Task prompt:
Identify the lines bearing the string "this" and gather them.

Raw records:
START

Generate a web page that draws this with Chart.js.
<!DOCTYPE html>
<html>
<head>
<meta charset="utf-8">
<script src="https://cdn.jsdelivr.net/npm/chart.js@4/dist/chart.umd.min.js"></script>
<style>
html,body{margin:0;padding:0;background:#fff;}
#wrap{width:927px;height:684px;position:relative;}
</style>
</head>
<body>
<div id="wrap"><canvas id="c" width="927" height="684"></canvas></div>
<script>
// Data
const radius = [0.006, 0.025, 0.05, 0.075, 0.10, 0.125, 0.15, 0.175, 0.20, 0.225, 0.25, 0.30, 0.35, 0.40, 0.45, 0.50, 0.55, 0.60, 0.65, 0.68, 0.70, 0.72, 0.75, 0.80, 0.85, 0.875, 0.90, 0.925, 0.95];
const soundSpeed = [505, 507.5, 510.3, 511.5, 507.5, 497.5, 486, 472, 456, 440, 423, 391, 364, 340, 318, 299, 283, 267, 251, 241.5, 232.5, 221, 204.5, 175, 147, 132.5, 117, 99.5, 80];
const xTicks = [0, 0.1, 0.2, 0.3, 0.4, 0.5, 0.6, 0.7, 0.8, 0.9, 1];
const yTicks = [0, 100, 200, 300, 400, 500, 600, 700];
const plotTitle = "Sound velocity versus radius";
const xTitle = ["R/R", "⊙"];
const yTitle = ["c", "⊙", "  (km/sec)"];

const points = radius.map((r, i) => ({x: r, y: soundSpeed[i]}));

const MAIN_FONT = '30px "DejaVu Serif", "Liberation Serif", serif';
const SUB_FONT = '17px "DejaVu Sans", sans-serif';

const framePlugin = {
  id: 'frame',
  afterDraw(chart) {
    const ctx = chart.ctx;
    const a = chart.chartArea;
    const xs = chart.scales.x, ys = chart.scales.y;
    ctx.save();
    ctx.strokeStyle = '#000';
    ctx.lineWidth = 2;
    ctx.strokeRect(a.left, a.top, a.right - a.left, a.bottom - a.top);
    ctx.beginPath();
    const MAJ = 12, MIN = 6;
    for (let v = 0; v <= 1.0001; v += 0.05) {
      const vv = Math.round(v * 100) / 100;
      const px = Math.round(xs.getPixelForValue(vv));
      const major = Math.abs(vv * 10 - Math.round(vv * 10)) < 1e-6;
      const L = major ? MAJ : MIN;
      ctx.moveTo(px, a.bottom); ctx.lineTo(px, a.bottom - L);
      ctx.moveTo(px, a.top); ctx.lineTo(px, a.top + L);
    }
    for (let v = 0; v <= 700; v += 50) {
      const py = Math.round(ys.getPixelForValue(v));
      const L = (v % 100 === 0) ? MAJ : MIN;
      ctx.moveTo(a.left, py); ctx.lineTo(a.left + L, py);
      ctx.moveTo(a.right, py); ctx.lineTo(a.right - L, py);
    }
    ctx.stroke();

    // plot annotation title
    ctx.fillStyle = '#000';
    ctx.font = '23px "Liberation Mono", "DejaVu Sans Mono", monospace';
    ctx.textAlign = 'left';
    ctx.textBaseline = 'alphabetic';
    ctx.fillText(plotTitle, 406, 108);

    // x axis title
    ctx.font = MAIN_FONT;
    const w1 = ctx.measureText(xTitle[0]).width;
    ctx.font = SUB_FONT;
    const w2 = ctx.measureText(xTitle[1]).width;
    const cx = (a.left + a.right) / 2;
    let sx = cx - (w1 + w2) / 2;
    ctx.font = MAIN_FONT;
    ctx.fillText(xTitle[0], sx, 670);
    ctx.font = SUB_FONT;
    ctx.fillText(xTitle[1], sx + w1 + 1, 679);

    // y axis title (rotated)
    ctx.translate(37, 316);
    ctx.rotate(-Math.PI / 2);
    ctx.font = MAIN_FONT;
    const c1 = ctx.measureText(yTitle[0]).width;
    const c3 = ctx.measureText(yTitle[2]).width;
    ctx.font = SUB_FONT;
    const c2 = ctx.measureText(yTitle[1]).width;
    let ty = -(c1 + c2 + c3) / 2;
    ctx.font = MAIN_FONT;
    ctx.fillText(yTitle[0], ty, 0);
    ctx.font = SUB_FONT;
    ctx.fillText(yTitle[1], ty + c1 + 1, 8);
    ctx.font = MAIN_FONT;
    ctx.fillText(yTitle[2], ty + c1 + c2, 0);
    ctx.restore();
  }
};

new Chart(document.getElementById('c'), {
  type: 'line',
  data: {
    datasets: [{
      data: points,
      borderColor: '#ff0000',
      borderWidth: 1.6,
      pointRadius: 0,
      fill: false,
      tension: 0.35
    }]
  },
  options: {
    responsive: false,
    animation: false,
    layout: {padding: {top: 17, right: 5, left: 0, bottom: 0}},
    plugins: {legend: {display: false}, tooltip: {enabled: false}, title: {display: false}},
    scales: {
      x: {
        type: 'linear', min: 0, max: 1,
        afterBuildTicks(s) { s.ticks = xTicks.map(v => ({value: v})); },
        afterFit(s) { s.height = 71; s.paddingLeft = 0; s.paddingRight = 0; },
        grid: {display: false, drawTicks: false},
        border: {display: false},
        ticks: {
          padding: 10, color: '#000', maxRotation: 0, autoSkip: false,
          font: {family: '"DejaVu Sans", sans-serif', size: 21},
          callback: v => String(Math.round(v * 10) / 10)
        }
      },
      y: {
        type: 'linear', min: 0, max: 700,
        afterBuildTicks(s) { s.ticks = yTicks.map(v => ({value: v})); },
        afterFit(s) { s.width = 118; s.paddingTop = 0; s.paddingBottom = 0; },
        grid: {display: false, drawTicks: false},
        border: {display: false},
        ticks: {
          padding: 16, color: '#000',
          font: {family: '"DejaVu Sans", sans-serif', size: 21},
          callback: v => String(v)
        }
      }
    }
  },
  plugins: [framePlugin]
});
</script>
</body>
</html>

END
START

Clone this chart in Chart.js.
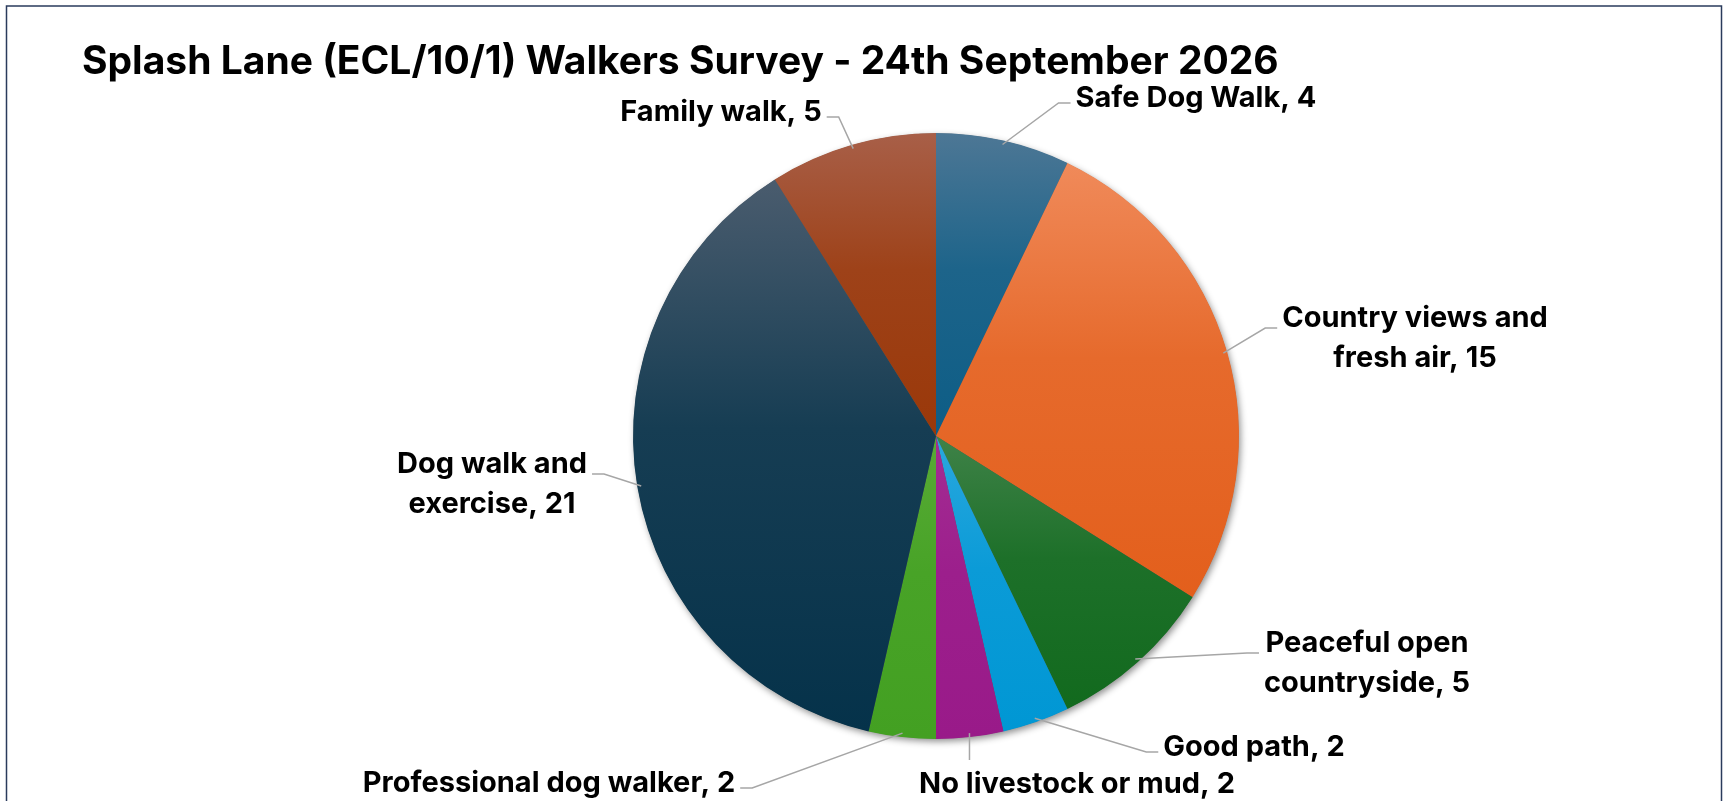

END

Task response:
Generate a web page that draws this with Chart.js.
Clone this chart in Chart.js.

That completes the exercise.